UK food imports at risk as farmers face El Nino heat stress, experts find

Rebecca Speare-Cole, Press Association Sustainability Reporter
UK food imports could be coming under further pressure from climate impacts as farmers producing supermarket staples in poorer nations are increasingly unable to work because of heat stress, experts have found.
Agricultural workers who produce supermarket staples, such as rice, coffee, tea and chocolate, face increasingly difficult working conditions as climate change drives record-breaking global temperatures, according to an analysis by the Energy and Climate Intelligence Unit (ECIU).
This could be intensified further in the coming months after UN scientists found that a warming “El Nino” weather event this summer is now 80% likely and could lead to 2027 becoming the hottest year on record, the group of experts said.
In a report released on Monday, ECIU researchers said developing countries – which are often the most exposed and least resilient to global weather extremes – were the source of 13% of the UK’s food imports, worth £8.9 billion in 2025.
The 15 top suppliers from that group alone made up 11% of UK food imports, worth £7.4 billion.
This includes rice, for which India is the UK’s biggest supplier, as well as fruits like grapes, lemons, oranges and nectarines from South Africa, Peru and Egypt, coffee from Vietnam and Brazil, cocoa beans from Cote d’Ivoire and Ghana, Colombian and Ecuadorian bananas, and Kenyan tea.
But the ECIU found that farmers in these 15 countries lost 216 billion potential work hours in 2024 because of heat stress, equating to nearly 49 working days per worker every year.
These losses could also be speeding up, the research suggests, with lost work rising by roughly four to five hours per worker per year.
Citing research in the Lancet Countdown report, the ECIU said 640 billion potential work hours were lost as a result of heat exposure in 2024.
This was found to be higher than the previous highest year and more than 98% higher than the decade from 1990 to 1999.
Agricultural workers are by far the group most exposed, the figures show, with nearly two-thirds (63.5%) of all potential work hours lost – or three quarters (75.5%) in poorer countries.
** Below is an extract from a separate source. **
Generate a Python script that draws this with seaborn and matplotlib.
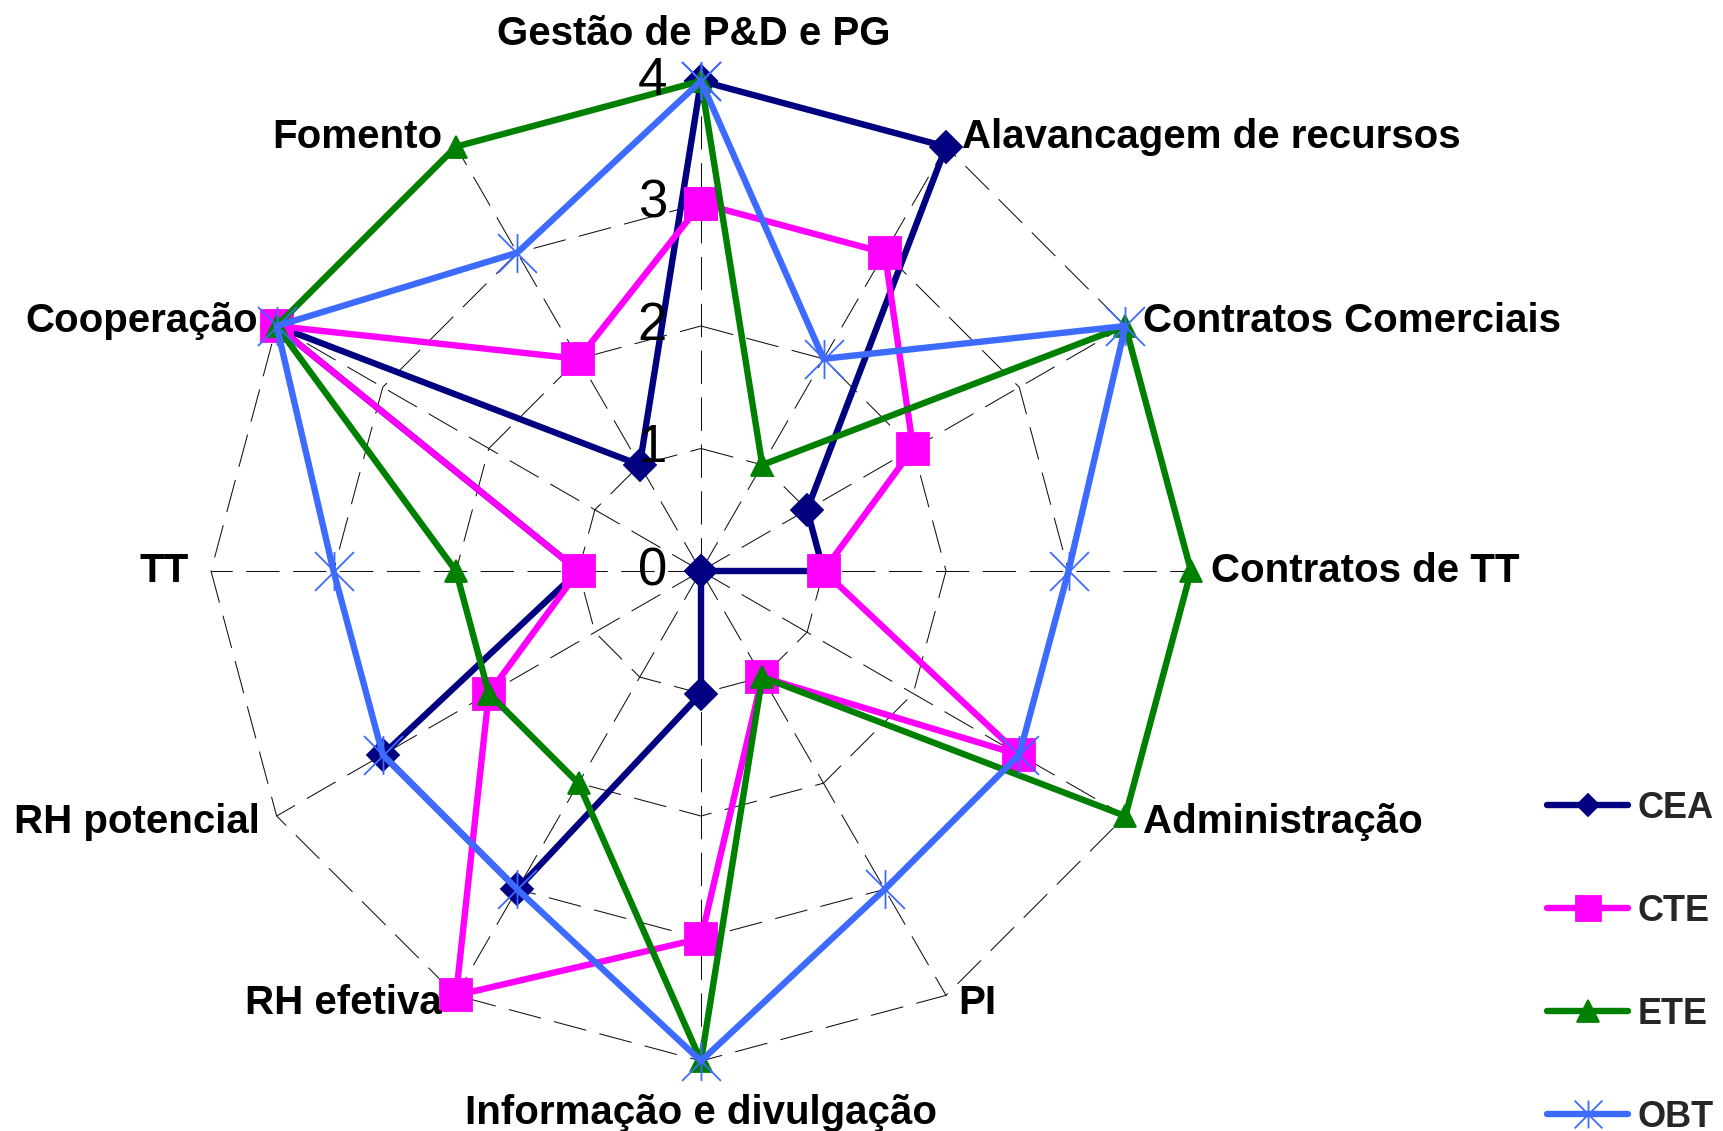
import numpy as np
import pandas as pd
import matplotlib
matplotlib.use("Agg")
import matplotlib.pyplot as plt
from matplotlib.path import Path
import seaborn as sns

# ── data ─────────────────────────────────────────
categories = ["Gestão de P&D e PG", "Alavancagem de recursos",
              "Contratos Comerciais", "Contratos de TT", "Administração",
              "PI", "Informação e divulgação", "RH efetiva",
              "RH potencial", "TT", "Cooperação", "Fomento"]
cea = [4, 4, 1, 1, 0, 0, 1, 3, 3, 1, 4, 1]
cte = [3, 3, 2, 1, 3, 1, 3, 4, 2, 1, 4, 2]
ete = [4, 1, 4, 4, 4, 1, 4, 2, 2, 2, 4, 4]
obt = [4, 2, 4, 3, 3, 3, 4, 3, 3, 3, 4, 3]
series_names = ["CEA", "CTE", "ETE", "OBT"]
r_ticks = [0, 1, 2, 3, 4]

# ── style ────────────────────────────────────────
sns.set_theme(style="white")
plt.rcParams["font.family"] = ["Liberation Sans", "DejaVu Sans"]

asterisk = Path([(-1, -1), (1, 1), (-1, 1), (1, -1), (0, -1), (0, 1)],
                [Path.MOVETO, Path.LINETO, Path.MOVETO, Path.LINETO,
                 Path.MOVETO, Path.LINETO])

STYLE = {
    "CEA": dict(color="#000080", marker="D", ms=16, leg_ms=11),
    "CTE": dict(color="#FF00FF", marker="s", ms=23, leg_ms=18),
    "ETE": dict(color="#008000", marker="^", ms=16, leg_ms=16),
    "OBT": dict(color="#3D6BFF", marker=asterisk, ms=28, leg_ms=20),
}

n = len(categories)
theta = np.linspace(0, 2 * np.pi, n, endpoint=False)
theta_closed = np.append(theta, 2 * np.pi)

fig = plt.figure(figsize=(17.23, 11.31), dpi=100, facecolor="white")
ax = fig.add_axes([211 / 1723, 70 / 1131, 980 / 1723, 980 / 1131], polar=True)
ax.set_theta_zero_location("N")
ax.set_theta_direction(-1)
ax.set_ylim(0, 4)
ax.grid(False)
ax.set_xticks([])
ax.set_yticks([])
ax.spines["polar"].set_visible(False)
ax.set_facecolor("none")

# dashed polygon grid + spokes
for r in r_ticks[1:]:
    ax.plot(theta_closed, [r] * (n + 1), color="#111111", lw=0.75,
            ls=(0, (32, 13)), zorder=1, clip_on=False)
for t in theta:
    ax.plot([t, t], [0, 4], color="#111111", lw=0.75,
            ls=(0, (32, 13)), zorder=1, clip_on=False)

# series
handles = []
for name, vals in zip(series_names, [cea, cte, ete, obt]):
    st = STYLE[name]
    df = pd.DataFrame({"theta": theta_closed, "value": vals + vals[:1]})
    sns.lineplot(data=df, x="theta", y="value", ax=ax, sort=False,
                 estimator=None, color=st["color"], lw=4.6,
                 marker=st["marker"], markersize=st["ms"],
                 markerfacecolor=st["color"], markeredgecolor=st["color"],
                 markeredgewidth=1.3, clip_on=False, zorder=3)
    handles.append(ax.lines[-1])
ax.set_xlabel("")
ax.set_ylabel("")

# radial tick labels
for r in r_ticks:
    ax.annotate(str(r), xy=(0, r), xytext=(-34, 0), textcoords="offset pixels",
                ha="right", va="center", fontsize=38, color="black",
                annotation_clip=False)

# category labels
label_pos = [
    (-7, 47, "center"), (16, 10, "left"), (18, 5, "left"), (20, 0, "left"),
    (18, -6, "left"), (12, -8, "left"), (0, -52, "center"), (-14, -8, "right"),
    (-17, -6, "right"), (-22, 0, "right"), (-19, 5, "right"), (-14, 10, "right"),
]
for t, lab, (dx, dy, ha) in zip(theta, categories, label_pos):
    ax.annotate(lab, xy=(t, 4), xytext=(dx, dy), textcoords="offset pixels",
                ha=ha, va="center", fontsize=29, fontweight="bold",
                color="black", annotation_clip=False)

leg = fig.legend(handles=handles, labels=series_names, loc="upper left",
                 bbox_to_anchor=(1529 / 1723, 1 - 773 / 1131), frameon=False,
                 borderpad=0, handlelength=2.25, handletextpad=0.25,
                 labelspacing=1.88, prop={"size": 26, "weight": "bold"})
for h, name in zip(leg.legend_handles, series_names):
    h.set_markersize(STYLE[name]["leg_ms"])

fig.savefig("out.png", dpi=100, facecolor="white")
Shamika Mone, a rice farmer in India and president of the Intercontinental Network of Organic Farmers, said: “Extreme heat makes the already difficult job of farming even harder.
“There are real fears that hotter, drier weather caused by a super El Nino could damage harvests.
“To safeguard our food system, governments need to cut greenhouse gas emissions – including from fertiliser production – and get more climate finance direct to smallholders and their organisations so they can adapt.
“Adopting nature-friendly farming approaches – including planting a greater diversity of crops and shade trees – can help to bring down the temperature on farms and protect farmers and harvests.”
It comes after a recent report by UK intelligence officials found that biodiversity loss and ecosystem collapse are a realistic possibility that could trigger a global competition for food, mass migration to the UK and nuclear war in Asia.
The Institute and Faculty of Actuaries (IFOA) – representing the people who determine risk for the financial sector – also said in April that the world’s food system is fracturing as a result of worsening climate change impacts and the loss of biodiversity.
Gareth Redmond-King, ECIU head of international programme, said: “The threat from climate change is growing, hitting the food crops themselves, but also the workers we rely on to produce them.
“With a powerful El Nino about to land on top of climate change, unless farmers here in the UK, and in the countries that grow our food are supported to shift towards more resilient, sustainable forms of agriculture, everyone’s food security is at risk.”
Previous research from the ECIU found that climate impacts have added around £360 to the average UK household food bill every year and are already affecting UK farmers who have seen three of the worst harvests on record in the past five years.
Food price inflation
Chris Jaccarini, ECIU food and farming analyst at the Energy and Climate Intelligence Unit, said: “Foods we import to the UK that are hit by climate change are disproportionately driving food price inflation, and we know that many of those higher prices are unlikely to fall fast or soon.
“Short term shocks like the closure of the Strait of Hormuz add new layers of threat to our food imports, and to food security in producer nations, given the shift towards more sustainable farming is ongoing and reliance on gas-based synthetic fertilisers is still very high.”
Alongside cutting planet-heating emissions to net zero, the ECIU said climate finance from wealthy nations to those with low climate readiness is key to supporting farmers to adapt to global warming while ensuring British retailers keep supplies and prices stable for UK consumers.
The group also warned against further withdrawal from overseas aid and climate finance, arguing it would leave some of the world’s most vulnerable farmers even further exposed to climate change, with the potential to undermine global food production and UK food security.
New technology
A UK Government spokesperson said: “We will always protect the food security of this country.
“We’ve committed to maintaining domestic food production; we’re investing billions in the development of new technology to increase yields, develop climate resilient crops and help farmers produce more food; and we’re increasing our water supply by building new reservoirs for the first time in 30 years.
“These are the steps of a government that is committed to safeguarding food production for the future.”